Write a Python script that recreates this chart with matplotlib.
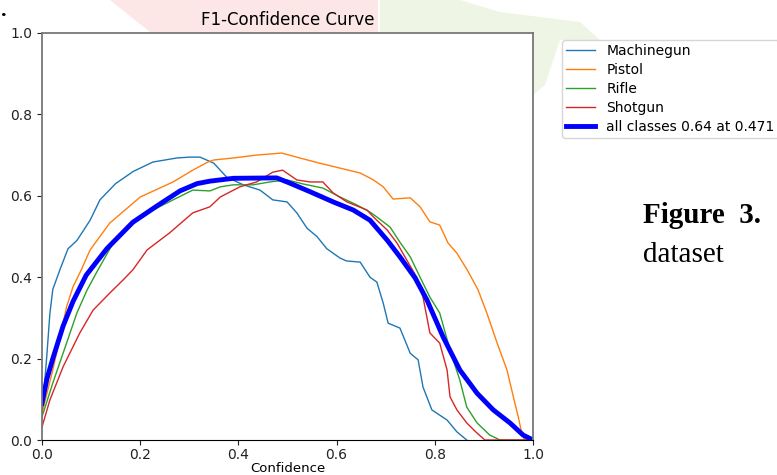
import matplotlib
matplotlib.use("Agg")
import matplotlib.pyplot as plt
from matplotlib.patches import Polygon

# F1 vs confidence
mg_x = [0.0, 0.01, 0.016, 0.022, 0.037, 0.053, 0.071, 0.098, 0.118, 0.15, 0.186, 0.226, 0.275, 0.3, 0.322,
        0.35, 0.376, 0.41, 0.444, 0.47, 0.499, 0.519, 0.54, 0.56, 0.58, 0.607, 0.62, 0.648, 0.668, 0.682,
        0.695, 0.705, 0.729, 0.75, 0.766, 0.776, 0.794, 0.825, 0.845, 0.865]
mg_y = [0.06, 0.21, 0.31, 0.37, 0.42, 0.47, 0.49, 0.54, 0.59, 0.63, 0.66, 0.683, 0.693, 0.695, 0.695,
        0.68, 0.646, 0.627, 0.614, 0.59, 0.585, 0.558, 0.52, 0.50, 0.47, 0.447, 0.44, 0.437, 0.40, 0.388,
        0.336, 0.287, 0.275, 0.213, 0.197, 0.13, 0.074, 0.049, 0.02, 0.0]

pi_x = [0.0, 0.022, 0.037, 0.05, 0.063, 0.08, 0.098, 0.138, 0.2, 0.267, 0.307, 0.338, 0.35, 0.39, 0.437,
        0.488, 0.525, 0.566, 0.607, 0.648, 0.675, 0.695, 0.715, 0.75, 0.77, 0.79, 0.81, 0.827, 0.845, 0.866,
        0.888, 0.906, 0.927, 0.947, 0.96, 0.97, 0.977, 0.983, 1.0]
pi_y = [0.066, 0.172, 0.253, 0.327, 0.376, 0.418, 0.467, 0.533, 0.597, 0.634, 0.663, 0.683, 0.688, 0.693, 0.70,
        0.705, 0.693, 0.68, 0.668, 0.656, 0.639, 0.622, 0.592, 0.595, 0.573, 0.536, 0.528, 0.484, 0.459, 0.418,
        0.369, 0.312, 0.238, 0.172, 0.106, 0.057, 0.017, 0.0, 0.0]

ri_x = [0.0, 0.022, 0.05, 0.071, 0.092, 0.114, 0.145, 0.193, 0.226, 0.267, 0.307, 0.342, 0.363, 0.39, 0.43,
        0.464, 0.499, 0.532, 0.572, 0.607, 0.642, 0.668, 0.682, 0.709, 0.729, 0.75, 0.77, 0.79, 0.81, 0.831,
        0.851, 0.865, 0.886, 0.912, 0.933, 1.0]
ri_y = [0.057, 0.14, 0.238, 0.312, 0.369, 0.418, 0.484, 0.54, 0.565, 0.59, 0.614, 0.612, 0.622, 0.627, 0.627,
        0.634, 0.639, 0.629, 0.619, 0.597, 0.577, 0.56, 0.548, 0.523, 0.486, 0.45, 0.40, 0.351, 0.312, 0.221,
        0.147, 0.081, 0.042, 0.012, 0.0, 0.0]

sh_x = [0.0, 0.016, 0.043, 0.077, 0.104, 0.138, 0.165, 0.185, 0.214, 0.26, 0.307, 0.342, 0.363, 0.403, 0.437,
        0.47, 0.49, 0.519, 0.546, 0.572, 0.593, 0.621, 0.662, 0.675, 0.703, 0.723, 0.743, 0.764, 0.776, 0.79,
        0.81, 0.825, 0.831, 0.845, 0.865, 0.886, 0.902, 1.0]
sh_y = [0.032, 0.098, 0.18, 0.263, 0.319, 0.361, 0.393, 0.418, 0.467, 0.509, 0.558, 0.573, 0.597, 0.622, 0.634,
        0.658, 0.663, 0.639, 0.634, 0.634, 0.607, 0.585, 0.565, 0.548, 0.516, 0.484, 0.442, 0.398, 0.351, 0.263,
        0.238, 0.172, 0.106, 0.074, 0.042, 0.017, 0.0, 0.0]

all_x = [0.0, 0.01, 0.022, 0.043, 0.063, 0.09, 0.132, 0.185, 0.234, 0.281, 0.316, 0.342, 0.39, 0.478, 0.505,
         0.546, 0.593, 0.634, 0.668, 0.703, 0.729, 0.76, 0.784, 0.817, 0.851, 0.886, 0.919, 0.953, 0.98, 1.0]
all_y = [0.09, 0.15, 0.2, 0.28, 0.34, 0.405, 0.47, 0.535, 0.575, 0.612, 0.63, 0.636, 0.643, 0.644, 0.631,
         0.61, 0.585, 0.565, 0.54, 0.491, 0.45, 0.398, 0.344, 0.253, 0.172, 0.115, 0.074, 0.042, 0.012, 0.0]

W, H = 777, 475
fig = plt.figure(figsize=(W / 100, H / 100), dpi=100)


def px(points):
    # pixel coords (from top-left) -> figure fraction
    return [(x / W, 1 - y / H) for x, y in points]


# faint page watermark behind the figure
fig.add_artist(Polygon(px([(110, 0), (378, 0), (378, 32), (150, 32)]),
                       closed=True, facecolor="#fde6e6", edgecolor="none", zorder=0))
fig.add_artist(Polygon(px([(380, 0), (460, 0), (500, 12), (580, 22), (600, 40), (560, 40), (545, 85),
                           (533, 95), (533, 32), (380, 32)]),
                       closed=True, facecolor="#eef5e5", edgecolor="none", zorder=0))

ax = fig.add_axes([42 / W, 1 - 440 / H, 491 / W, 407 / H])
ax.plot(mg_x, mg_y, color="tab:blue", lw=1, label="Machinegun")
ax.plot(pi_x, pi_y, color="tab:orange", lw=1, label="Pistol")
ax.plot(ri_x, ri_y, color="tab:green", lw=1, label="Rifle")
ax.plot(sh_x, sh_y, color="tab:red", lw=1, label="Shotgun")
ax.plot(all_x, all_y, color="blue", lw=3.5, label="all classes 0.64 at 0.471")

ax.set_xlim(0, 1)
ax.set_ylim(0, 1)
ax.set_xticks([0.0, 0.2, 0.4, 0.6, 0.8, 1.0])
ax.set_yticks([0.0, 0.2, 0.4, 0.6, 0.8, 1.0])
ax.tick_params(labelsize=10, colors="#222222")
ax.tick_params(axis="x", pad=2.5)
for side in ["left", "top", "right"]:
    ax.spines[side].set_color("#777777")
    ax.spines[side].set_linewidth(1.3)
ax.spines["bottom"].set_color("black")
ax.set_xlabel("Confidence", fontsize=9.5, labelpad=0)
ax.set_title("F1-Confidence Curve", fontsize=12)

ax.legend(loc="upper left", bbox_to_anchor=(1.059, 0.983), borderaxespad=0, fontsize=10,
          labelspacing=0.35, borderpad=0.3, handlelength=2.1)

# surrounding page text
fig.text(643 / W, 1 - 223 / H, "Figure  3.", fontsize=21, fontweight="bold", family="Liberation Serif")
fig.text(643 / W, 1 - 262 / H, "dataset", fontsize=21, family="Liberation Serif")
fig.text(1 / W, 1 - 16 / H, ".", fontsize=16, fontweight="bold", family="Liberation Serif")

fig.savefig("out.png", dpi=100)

----

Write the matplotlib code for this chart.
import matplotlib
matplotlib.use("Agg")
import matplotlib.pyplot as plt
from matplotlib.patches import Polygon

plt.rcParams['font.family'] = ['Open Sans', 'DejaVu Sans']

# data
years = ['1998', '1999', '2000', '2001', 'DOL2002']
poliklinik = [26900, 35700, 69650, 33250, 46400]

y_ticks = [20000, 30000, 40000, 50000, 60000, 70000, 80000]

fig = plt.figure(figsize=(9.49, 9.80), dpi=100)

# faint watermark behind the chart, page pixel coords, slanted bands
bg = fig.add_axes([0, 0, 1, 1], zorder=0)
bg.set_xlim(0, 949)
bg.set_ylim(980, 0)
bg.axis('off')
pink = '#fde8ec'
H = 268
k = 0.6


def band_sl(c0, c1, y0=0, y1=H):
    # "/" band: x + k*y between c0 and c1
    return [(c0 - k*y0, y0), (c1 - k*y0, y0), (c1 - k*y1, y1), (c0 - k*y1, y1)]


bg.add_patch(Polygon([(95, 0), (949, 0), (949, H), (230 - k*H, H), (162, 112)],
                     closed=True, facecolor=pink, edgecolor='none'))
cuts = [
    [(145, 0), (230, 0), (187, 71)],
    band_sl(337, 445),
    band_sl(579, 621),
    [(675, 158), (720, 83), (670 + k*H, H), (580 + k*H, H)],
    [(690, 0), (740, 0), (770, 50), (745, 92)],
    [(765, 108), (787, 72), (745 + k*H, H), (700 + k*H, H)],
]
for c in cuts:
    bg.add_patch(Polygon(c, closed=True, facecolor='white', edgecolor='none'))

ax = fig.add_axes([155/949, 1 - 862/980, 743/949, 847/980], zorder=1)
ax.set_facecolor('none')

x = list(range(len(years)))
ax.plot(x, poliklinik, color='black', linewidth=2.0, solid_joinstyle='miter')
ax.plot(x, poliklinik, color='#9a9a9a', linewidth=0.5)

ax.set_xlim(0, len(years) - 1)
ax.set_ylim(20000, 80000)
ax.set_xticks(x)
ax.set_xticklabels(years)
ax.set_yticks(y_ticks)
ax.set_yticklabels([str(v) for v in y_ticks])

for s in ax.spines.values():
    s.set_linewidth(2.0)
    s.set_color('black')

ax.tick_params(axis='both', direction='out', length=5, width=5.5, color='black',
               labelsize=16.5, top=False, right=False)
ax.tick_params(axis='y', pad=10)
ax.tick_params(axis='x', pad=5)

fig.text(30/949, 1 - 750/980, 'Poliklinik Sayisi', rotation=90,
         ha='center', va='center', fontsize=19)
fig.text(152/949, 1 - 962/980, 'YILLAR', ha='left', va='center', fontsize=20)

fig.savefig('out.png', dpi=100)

----

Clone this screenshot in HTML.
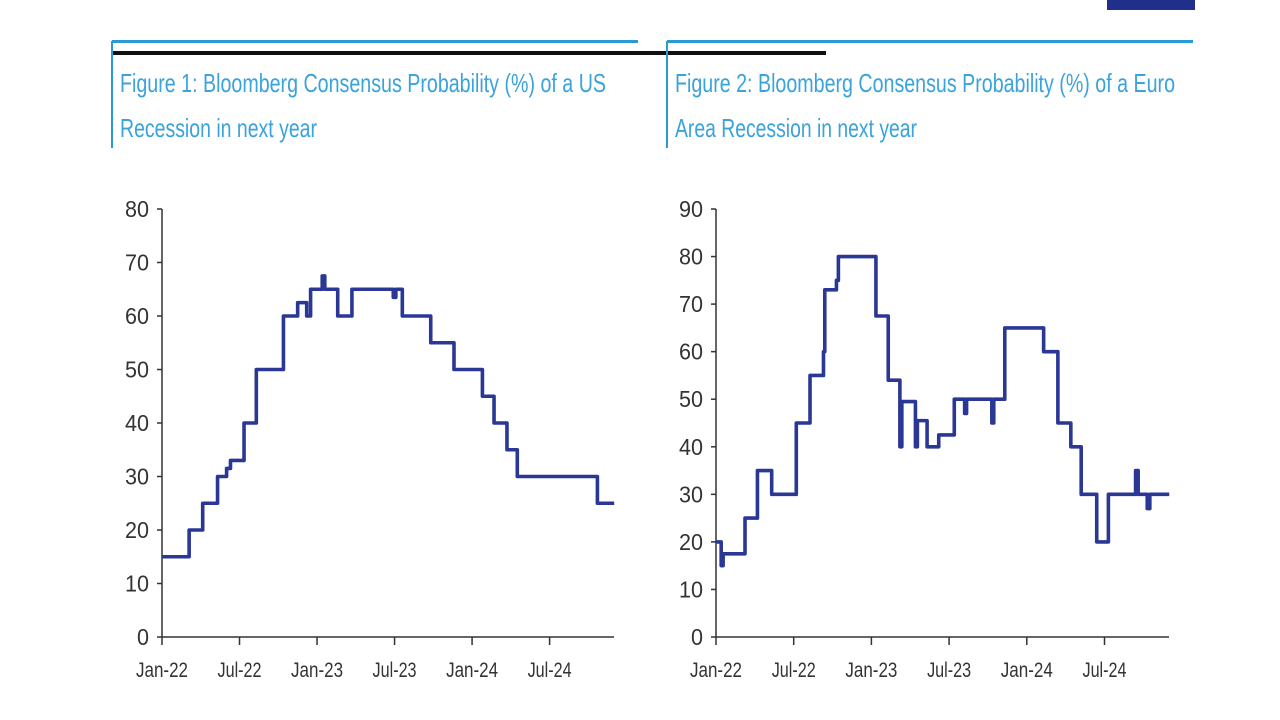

----

▶ _Instructions for the task_:
Pictures stay out: repeat exactly only the lines from the one with "Write a Python" through the one with "0.147, 0.081, 0.042, 0.012, 0.0, 0.0]".

▶ _Answer to this task_:
Write a Python script that recreates this chart with matplotlib.
import matplotlib
matplotlib.use("Agg")
import matplotlib.pyplot as plt
from matplotlib.patches import Polygon

# F1 vs confidence
mg_x = [0.0, 0.01, 0.016, 0.022, 0.037, 0.053, 0.071, 0.098, 0.118, 0.15, 0.186, 0.226, 0.275, 0.3, 0.322,
        0.35, 0.376, 0.41, 0.444, 0.47, 0.499, 0.519, 0.54, 0.56, 0.58, 0.607, 0.62, 0.648, 0.668, 0.682,
        0.695, 0.705, 0.729, 0.75, 0.766, 0.776, 0.794, 0.825, 0.845, 0.865]
mg_y = [0.06, 0.21, 0.31, 0.37, 0.42, 0.47, 0.49, 0.54, 0.59, 0.63, 0.66, 0.683, 0.693, 0.695, 0.695,
        0.68, 0.646, 0.627, 0.614, 0.59, 0.585, 0.558, 0.52, 0.50, 0.47, 0.447, 0.44, 0.437, 0.40, 0.388,
        0.336, 0.287, 0.275, 0.213, 0.197, 0.13, 0.074, 0.049, 0.02, 0.0]

pi_x = [0.0, 0.022, 0.037, 0.05, 0.063, 0.08, 0.098, 0.138, 0.2, 0.267, 0.307, 0.338, 0.35, 0.39, 0.437,
        0.488, 0.525, 0.566, 0.607, 0.648, 0.675, 0.695, 0.715, 0.75, 0.77, 0.79, 0.81, 0.827, 0.845, 0.866,
        0.888, 0.906, 0.927, 0.947, 0.96, 0.97, 0.977, 0.983, 1.0]
pi_y = [0.066, 0.172, 0.253, 0.327, 0.376, 0.418, 0.467, 0.533, 0.597, 0.634, 0.663, 0.683, 0.688, 0.693, 0.70,
        0.705, 0.693, 0.68, 0.668, 0.656, 0.639, 0.622, 0.592, 0.595, 0.573, 0.536, 0.528, 0.484, 0.459, 0.418,
        0.369, 0.312, 0.238, 0.172, 0.106, 0.057, 0.017, 0.0, 0.0]

ri_x = [0.0, 0.022, 0.05, 0.071, 0.092, 0.114, 0.145, 0.193, 0.226, 0.267, 0.307, 0.342, 0.363, 0.39, 0.43,
        0.464, 0.499, 0.532, 0.572, 0.607, 0.642, 0.668, 0.682, 0.709, 0.729, 0.75, 0.77, 0.79, 0.81, 0.831,
        0.851, 0.865, 0.886, 0.912, 0.933, 1.0]
ri_y = [0.057, 0.14, 0.238, 0.312, 0.369, 0.418, 0.484, 0.54, 0.565, 0.59, 0.614, 0.612, 0.622, 0.627, 0.627,
        0.634, 0.639, 0.629, 0.619, 0.597, 0.577, 0.56, 0.548, 0.523, 0.486, 0.45, 0.40, 0.351, 0.312, 0.221,
        0.147, 0.081, 0.042, 0.012, 0.0, 0.0]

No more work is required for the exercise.